Jabil Circuit shares climbed 11.8% in morning trading after the company reported fiscal third-quarter results before the market open and simultaneously raised its full-year outlook, citing robust demand for AI infrastructure.
The contract manufacturer posted net revenue of $8.8 billion and core diluted earnings per share of $3.16, both of which exceeded analysts' expectations. Management said the results outperformed consensus across revenue, core operating margin and free cash flow. CEO Mike Dastoor was quoted noting that "AI infrastructure demand remains extremely strong, and our full-year AI-related revenue outlook is now meaningfully higher."
The quarter produced adjusted EPS of $3.16, beating the analyst estimate of $3.08 by $0.08. Revenue of $8.8 billion topped the consensus figure of $8.55 billion. Jabil bolstered its FY2026 guidance, issuing an EPS outlook of $12.70 versus the Wall Street consensus of $12.38 and a revenue outlook of $35.0 billion versus the consensus $34.24 billion.
Analyst sentiment and price targets were already moving higher ahead of the release.
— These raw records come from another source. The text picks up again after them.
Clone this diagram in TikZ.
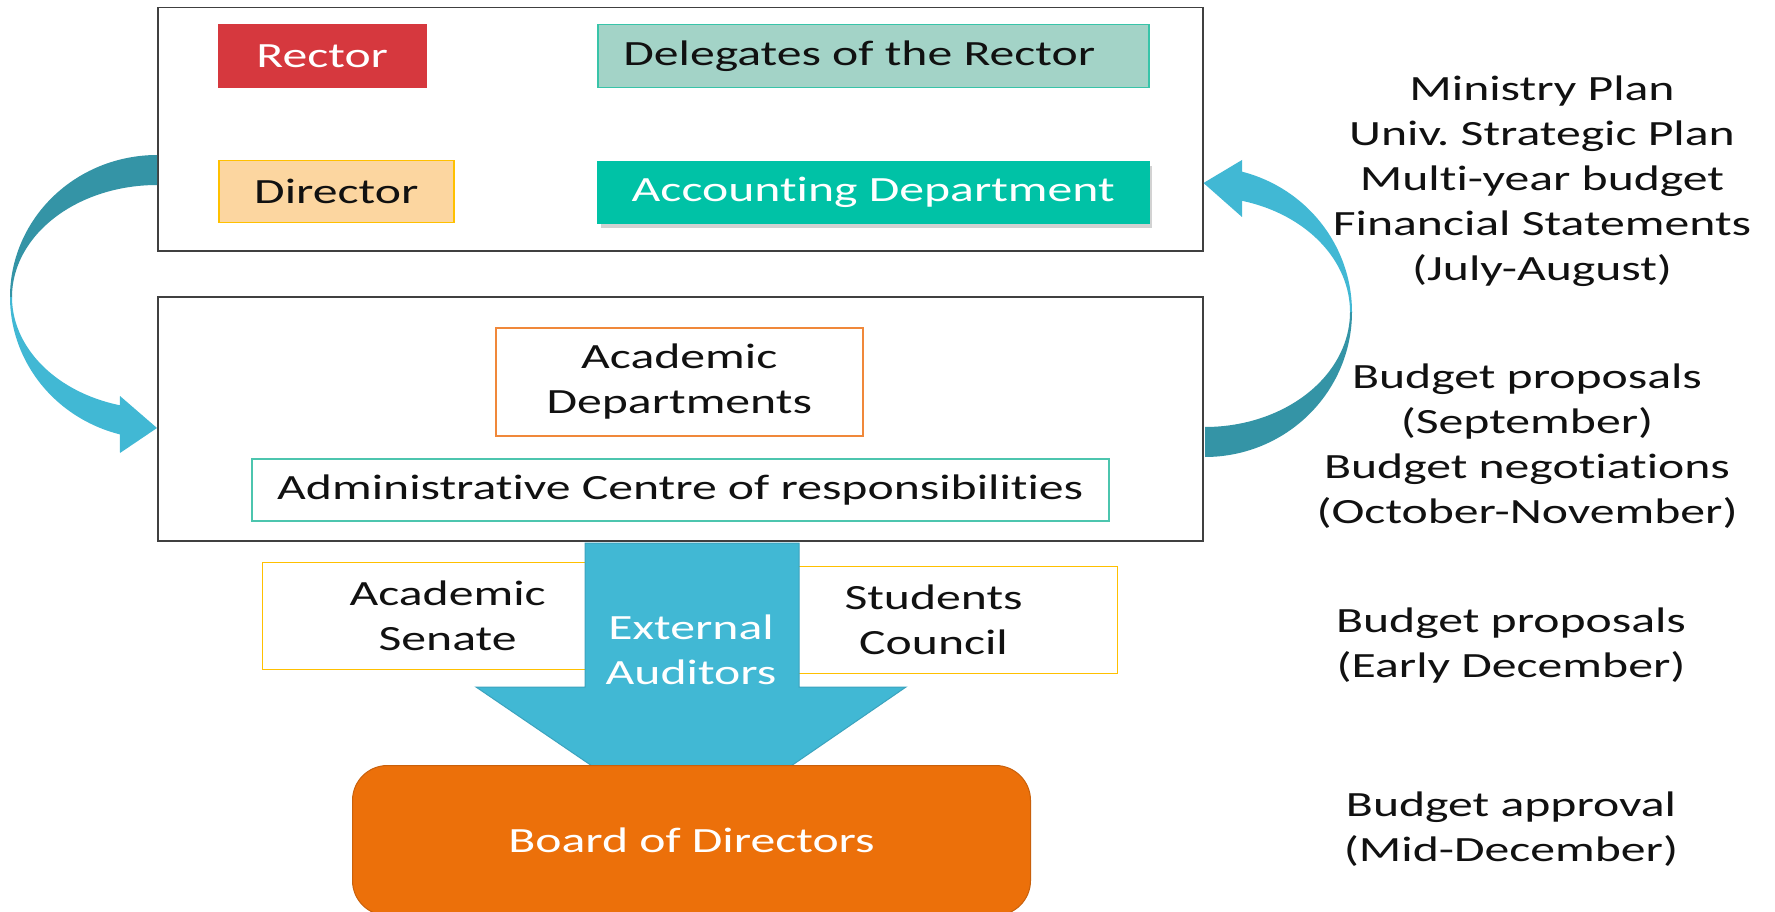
\documentclass[tikz,border=0pt]{standalone}
\usepackage{fontspec}
\setmainfont{Carlito}[FakeStretch=1.40, Ligatures=NoCommon]
\usetikzlibrary{shadows}
\definecolor{rectorred}{RGB}{214,56,62}
\definecolor{delefill}{RGB}{163,211,199}
\definecolor{deleline}{RGB}{56,196,169}
\definecolor{dirfill}{RGB}{252,214,160}
\definecolor{gold}{RGB}{255,192,0}
\definecolor{accfill}{RGB}{0,194,166}
\definecolor{deptline}{RGB}{240,136,58}
\definecolor{adminline}{RGB}{76,197,174}
\definecolor{arrowlight}{RGB}{65,184,212}
\definecolor{arrowdark}{RGB}{52,148,166}
\definecolor{arrowedge}{RGB}{59,163,190}
\definecolor{boardfill}{RGB}{236,112,10}
\definecolor{boardline}{RGB}{201,96,10}
\definecolor{frameline}{RGB}{64,64,64}
\definecolor{textblack}{RGB}{17,17,17}
\newcommand\diagfs{\fontsize{35.5}{45}\selectfont}
\frenchspacing
\begin{document}
\frenchspacing
\begin{tikzpicture}[x=1pt,y=-1pt,
  outerbox/.style={draw=frameline, line width=1.5pt, anchor=north west, inner sep=0pt},
  bx/.style={line width=1.5pt, anchor=north west, inner sep=0pt, font=\diagfs, align=center, text=textblack},
  txt/.style={font=\diagfs, align=center, inner sep=0pt, text=textblack}]
\useasboundingbox (0,0) rectangle (1775,912);
\fill[white] (0,0) rectangle (1775,912);

% frames
\node[outerbox, minimum width=1045pt, minimum height=243pt] (topbox) at (157,7) {};
\node[outerbox, minimum width=1045pt, minimum height=244pt] (midbox) at (157,296) {};

% top frame boxes
\node[bx, fill=rectorred, draw=rectorred, text=white, minimum width=207pt, minimum height=63pt] (rector) at (218,24) {Rector};
\node[bx, fill=delefill, draw=deleline, minimum width=551pt, minimum height=63pt] (dele) at (597,24) {Delegates of the Rector\kern28pt};
\node[bx, fill=dirfill, draw=gold, minimum width=235pt, minimum height=62pt] (director) at (218,160) {Director};
\node[bx, fill=accfill, draw=accfill, text=white, minimum width=551pt, minimum height=62pt,
  drop shadow={shadow xshift=3pt, shadow yshift=-4pt, opacity=0.35}] (acc) at (597,161) {Accounting Department};

% middle frame boxes
\node[bx, draw=deptline, minimum width=367pt, minimum height=108pt] (dept) at (495,327) {Academic\\Departments};
\node[bx, draw=adminline, minimum width=857pt, minimum height=62pt] (admin) at (251,458) {Administrative Centre of responsibilities};

% left curved arrow (top frame -> middle frame)
\fill[arrowdark] plot[domain=-90:-180, samples=60] ({157+147*cos(\x)},{297+142*sin(\x)})
  -- plot[domain=-180:-90, samples=60] ({157+145*cos(\x)},{297+112*sin(\x)}) -- cycle;
\fill[arrowlight] plot[domain=180:104.6, samples=60] ({157+147*cos(\x)},{297+142*sin(\x)})
  -- (120,453) -- (midbox.west |- 0,428) -- (120,396)
  -- plot[domain=104.8:180, samples=60] ({157+145*cos(\x)},{297+112*sin(\x)}) -- cycle;

% right curved arrow (middle frame -> top frame)
\fill[arrowdark] plot[domain=90:0, samples=60] ({1205+147*cos(\x)},{312+145*sin(\x)})
  -- plot[domain=0:90, samples=60] ({1205+145*cos(\x)},{312+115*sin(\x)}) -- cycle;
\fill[arrowlight] plot[domain=0:-75.4, samples=60] ({1205+147*cos(\x)},{312+145*sin(\x)})
  -- (1242,160) -- (topbox.east |- 0,183) -- (1242,217)
  -- plot[domain=-75.2:0, samples=60] ({1205+145*cos(\x)},{312+115*sin(\x)}) -- cycle;

% senate and students
\node[bx, draw=gold, line width=1.2pt, minimum width=370pt, minimum height=107pt] (senate) at (262,562) {Academic\\Senate};
\node[bx, draw=gold, line width=1.2pt, minimum width=368pt, minimum height=107pt] (students) at (749,566) {Students\\Council};

% big down arrow
\filldraw[fill=arrowlight, draw=arrowedge, line width=1pt]
  (585,543) -- (799,543) -- (799,687) -- (906,687) -- (692,834) -- (476,687) -- (585,687) -- cycle;
\node[txt, text=white] (auditors) at (691,650) {External\\Auditors};

% board
\node[bx, fill=boardfill, draw=boardline, line width=1pt, rounded corners=35pt, text=white,
  minimum width=678pt, minimum height=150pt] (board) at (352,765) {Board of Directors};

% right column texts
\node[txt] (plan) at (1542,181) {Ministry Plan\\Univ. Strategic Plan\\Multi-year budget\\Financial Statements\\(July-August)};
\node[txt] (propsep) at (1527,446) {Budget proposals\\(September)\\Budget negotiations\\(October-November)};
\node[txt] (propdec) at (1511,646) {Budget proposals\\(Early December)};
\node[txt] (approval) at (1511,829) {Budget approval\\(Mid-December)};
\end{tikzpicture}
\end{document}
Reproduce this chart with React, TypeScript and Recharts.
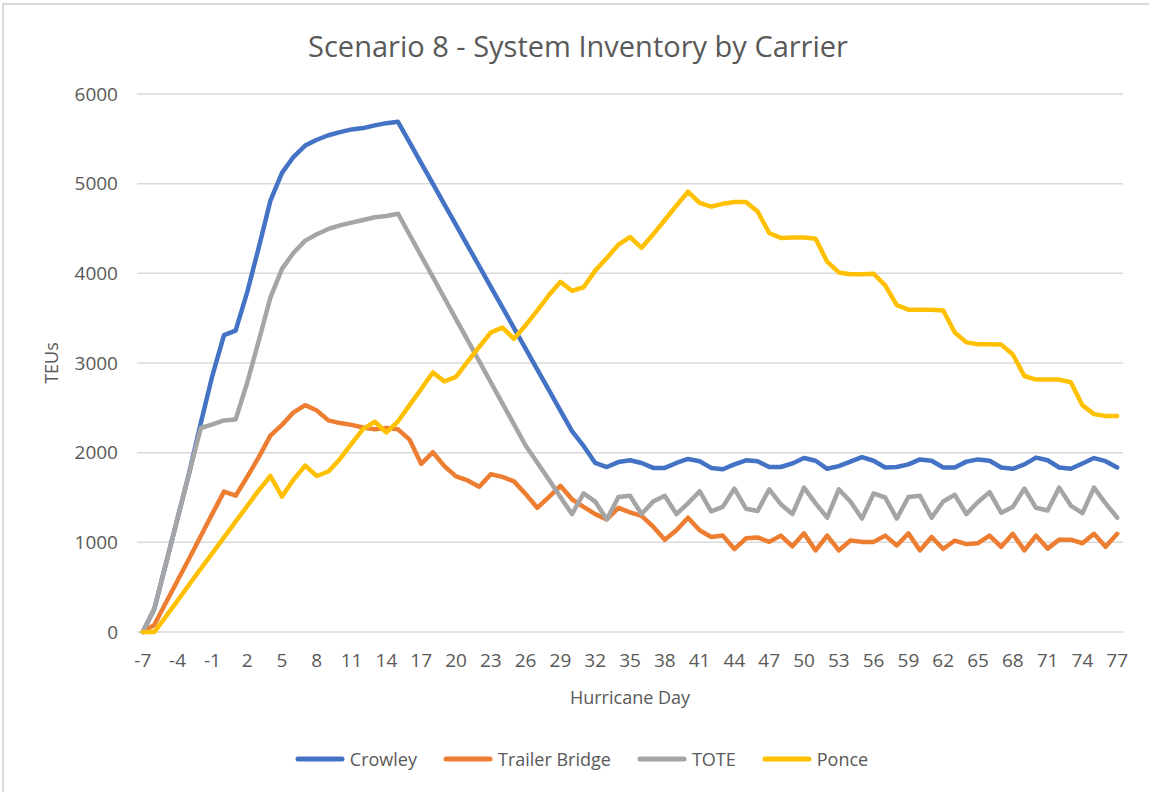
import { LineChart, Line, XAxis, YAxis, CartesianGrid, Legend } from 'recharts';

// Hurricane day categories (-7 .. 77)
const days = [
  -7, -6, -5, -4, -3, -2, -1, 0, 1, 2,
  3, 4, 5, 6, 7, 8, 9, 10, 11, 12,
  13, 14, 15, 16, 17, 18, 19, 20, 21, 22,
  23, 24, 25, 26, 27, 28, 29, 30, 31, 32,
  33, 34, 35, 36, 37, 38, 39, 40, 41, 42,
  43, 44, 45, 46, 47, 48, 49, 50, 51, 52,
  53, 54, 55, 56, 57, 58, 59, 60, 61, 62,
  63, 64, 65, 66, 67, 68, 69, 70, 71, 72,
  73, 74, 75, 76, 77,
];

const crowley = [
  0, 260, 765, 1270, 1775, 2330, 2860, 3310, 3360, 3790,
  4290, 4810, 5120, 5300, 5425, 5490, 5540, 5575, 5605, 5620,
  5650, 5675, 5690, 5460, 5230, 5000, 4770, 4540, 4310, 4080,
  3850, 3620, 3390, 3160, 2930, 2700, 2470, 2240, 2075, 1885,
  1840, 1895, 1915, 1885, 1830, 1830, 1885, 1930, 1905, 1830,
  1815, 1870, 1915, 1905, 1840, 1840, 1880, 1940, 1910, 1820,
  1850, 1900, 1950, 1910, 1835, 1840, 1870, 1925, 1910, 1835,
  1835, 1900, 1925, 1910, 1835, 1820, 1870, 1945, 1915, 1835,
  1820, 1880, 1940, 1905, 1835,
];

const trailerBridge = [
  0, 80, 330, 575, 820, 1070, 1320, 1565, 1520, 1730,
  1950, 2190, 2310, 2450, 2530, 2470, 2360, 2330, 2310, 2280,
  2260, 2275, 2260, 2145, 1875, 2005, 1850, 1735, 1690, 1620,
  1760, 1730, 1680, 1540, 1385, 1505, 1630, 1480, 1395, 1315,
  1255, 1385, 1335, 1295, 1175, 1030, 1135, 1275, 1135, 1060,
  1075, 925, 1045, 1055, 1005, 1075, 955, 1100, 910, 1075,
  910, 1020, 1005, 1005, 1075, 965, 1100, 910, 1060, 925,
  1020, 980, 990, 1075, 950, 1095, 910, 1075, 930, 1030,
  1030, 990, 1095, 950, 1095,
];

const tote = [
  0, 265, 765, 1270, 1775, 2275, 2315, 2360, 2370, 2780,
  3250, 3730, 4050, 4230, 4365, 4435, 4495, 4535, 4565, 4595,
  4625, 4640, 4665, 4430, 4195, 3960, 3725, 3490, 3255, 3020,
  2785, 2550, 2315, 2080, 1890, 1700, 1505, 1315, 1545, 1455,
  1255, 1505, 1520, 1315, 1455, 1520, 1315, 1435, 1570, 1345,
  1395, 1600, 1375, 1350, 1590, 1425, 1315, 1610, 1435, 1275,
  1590, 1455, 1265, 1545, 1500, 1265, 1505, 1520, 1275, 1455,
  1530, 1315, 1450, 1560, 1330, 1395, 1600, 1385, 1355, 1610,
  1410, 1325, 1610, 1435, 1275,
];

const ponce = [
  0, 0, 175, 350, 530, 705, 880, 1055, 1230, 1405,
  1580, 1740, 1510, 1700, 1855, 1740, 1790, 1930, 2100, 2265,
  2345, 2225, 2350, 2530, 2710, 2895, 2795, 2845, 3015, 3180,
  3340, 3395, 3270, 3420, 3585, 3755, 3905, 3805, 3845, 4030,
  4170, 4320, 4405, 4285, 4435, 4595, 4755, 4910, 4785, 4745,
  4775, 4795, 4795, 4690, 4450, 4395, 4400, 4400, 4385, 4130,
  4010, 3990, 3990, 3995, 3865, 3645, 3595, 3595, 3595, 3585,
  3340, 3230, 3210, 3210, 3205, 3095, 2855, 2815, 2815, 2815,
  2785, 2530, 2430, 2410, 2410,
];

const xTicks = [-7, -4, -1, 2, 5, 8, 11, 14, 17, 20, 23, 26, 29, 32, 35, 38, 41, 44, 47, 50, 53, 56, 59, 62, 65, 68, 71, 74, 77];
const yTicks = [0, 1000, 2000, 3000, 4000, 5000, 6000];

const series = [
  { key: 'crowley', name: 'Crowley', color: '#4472C4' },
  { key: 'trailerBridge', name: 'Trailer Bridge', color: '#ED7D31' },
  { key: 'tote', name: 'TOTE', color: '#A5A5A5' },
  { key: 'ponce', name: 'Ponce', color: '#FFC000' },
];

const data = days.map((day, i) => ({
  day,
  crowley: crowley[i],
  trailerBridge: trailerBridge[i],
  tote: tote[i],
  ponce: ponce[i],
}));

const textColor = '#595959';
const font = "'Open Sans', sans-serif";

// legend in series order (recharts sorts the payload by name otherwise)
function renderLegend() {
  return (
    <div
      style={{
        display: 'flex',
        justifyContent: 'center',
        alignItems: 'center',
        height: 26,
        paddingLeft: 14,
        fontFamily: font,
        fontSize: 18,
        color: textColor,
      }}
    >
      {series.map((s, i) => (
        <div key={s.key} style={{ display: 'flex', alignItems: 'center', marginRight: i < series.length - 1 ? 26 : 0 }}>
          <svg width={50} height={8}>
            <line x1={3} y1={4} x2={47} y2={4} stroke={s.color} strokeWidth={5} strokeLinecap="round" />
          </svg>
          <span style={{ marginLeft: 5 }}>{s.name}</span>
        </div>
      ))}
    </div>
  );
}

export default function App() {
  return (
    <div style={{ position: 'absolute', left: 0, top: 0, width: 1149, height: 792, background: '#fff', overflow: 'hidden' }}>
      {/* chart frame */}
      <div style={{ position: 'absolute', left: 2, top: 3, width: 1160, height: 800, borderTop: '2px solid #d9d9d9', borderLeft: '2px solid #d9d9d9' }} />

      <div
        style={{
          position: 'absolute',
          top: 31,
          left: 0,
          width: 1149,
          paddingLeft: 7,
          boxSizing: 'border-box',
          textAlign: 'center',
          fontFamily: font,
          fontSize: 29,
          lineHeight: '29px',
          color: textColor,
          zIndex: 1,
        }}
      >
        Scenario 8 - System Inventory by Carrier
      </div>

      <LineChart width={1149} height={792} data={data} margin={{ top: 94, right: 26, bottom: 20, left: 0 }}>
        <CartesianGrid vertical={false} stroke="#d9d9d9" strokeWidth={1.5} />
        <XAxis
          dataKey="day"
          type="number"
          domain={[-7.5, 77.5]}
          ticks={xTicks}
          interval={0}
          axisLine={false}
          tickLine={false}
          tickSize={0}
          tickMargin={22}
          height={114}
          tick={{ fill: textColor, fontSize: 19, fontFamily: font }}
          label={{ value: 'Hurricane Day', position: 'insideTop', offset: 59, fill: textColor, fontSize: 18, fontFamily: font }}
        />
        <YAxis
          type="number"
          domain={[0, 6000]}
          ticks={yTicks}
          axisLine={false}
          tickLine={false}
          tickSize={0}
          tickMargin={19}
          width={137}
          tick={{ fill: textColor, fontSize: 19, fontFamily: font }}
          label={{
            value: 'TEUs',
            angle: -90,
            position: 'insideLeft',
            offset: 52,
            fill: textColor,
            fontSize: 18,
            fontFamily: font,
            style: { textAnchor: 'middle' },
          }}
        />
        <Legend verticalAlign="bottom" content={renderLegend} wrapperStyle={{ left: 0, width: 1149 }} />
        {series.map((s) => (
          <Line
            key={s.key}
            type="linear"
            dataKey={s.key}
            name={s.name}
            stroke={s.color}
            strokeWidth={4.5}
            strokeLinejoin="round"
            strokeLinecap="round"
            dot={false}
            activeDot={false}
            isAnimationActive={false}
          />
        ))}
      </LineChart>
    </div>
  );
}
Stifel raised its price target on the shares to $430 from $290 on June 15, while Bank of America lifted its target to $410 from $354 on June 11, with both firms citing strength in AI-related infrastructure demand as a key driver.
Adding to the company-specific catalysts, Jabil and the Adani Group disclosed plans to form an alliance to build a vertically integrated AI and data-center infrastructure manufacturing platform in India. The announced initiative is intended to enable giga-scale production capacity for AI racks to meet global demand.
Market context
The broader U.S. equity market provided little lift on the day, indicating Jabil's move was driven primarily by company-specific developments. The S&P 500 rose 0.1%, the Dow Jones Industrial Average was up 0.2% and the Nasdaq gained 0.2% during the same session.
Company commentary and performance metrics underline the central role of AI infrastructure in Jabil's near-term and medium-term outlook. Jabil described the AI infrastructure market as its largest growth engine, characterizing it as a long-term secular trend rather than a short, one-off surge. Quarterly revenue climbed 12% year-over-year to $8.8 billion, with management highlighting strong margins and improved free cash flow as part of the beat.
The convergence of a clear earnings beat, a meaningful guidance raise, analyst target upgrades and a high-profile strategic partnership in India combined to create a potent set of catalysts for the stock. The company noted that peers in the electronic manufacturing services sector were not the proximate cause of the day's move; rather, investors appeared to be responding to Jabil's AI-positioning and operational execution.
What this means
- Financials: The quarter demonstrated revenue growth and margin strength, with adjusted EPS and free cash flow both beating expectations.
- Guidance: Management raised FY2026 EPS and revenue targets, reflecting higher anticipated AI-related sales.
- Strategy: The planned India alliance aims to create vertically integrated manufacturing capacity for AI racks at giga-scale, intended to serve global demand.
Investors responded positively to the combination of results, outlook and strategic developments. While broader market indices were only modestly higher, Jabil's stock reaction was substantial and appears to reflect a reevaluation of the company's exposure to AI infrastructure opportunity.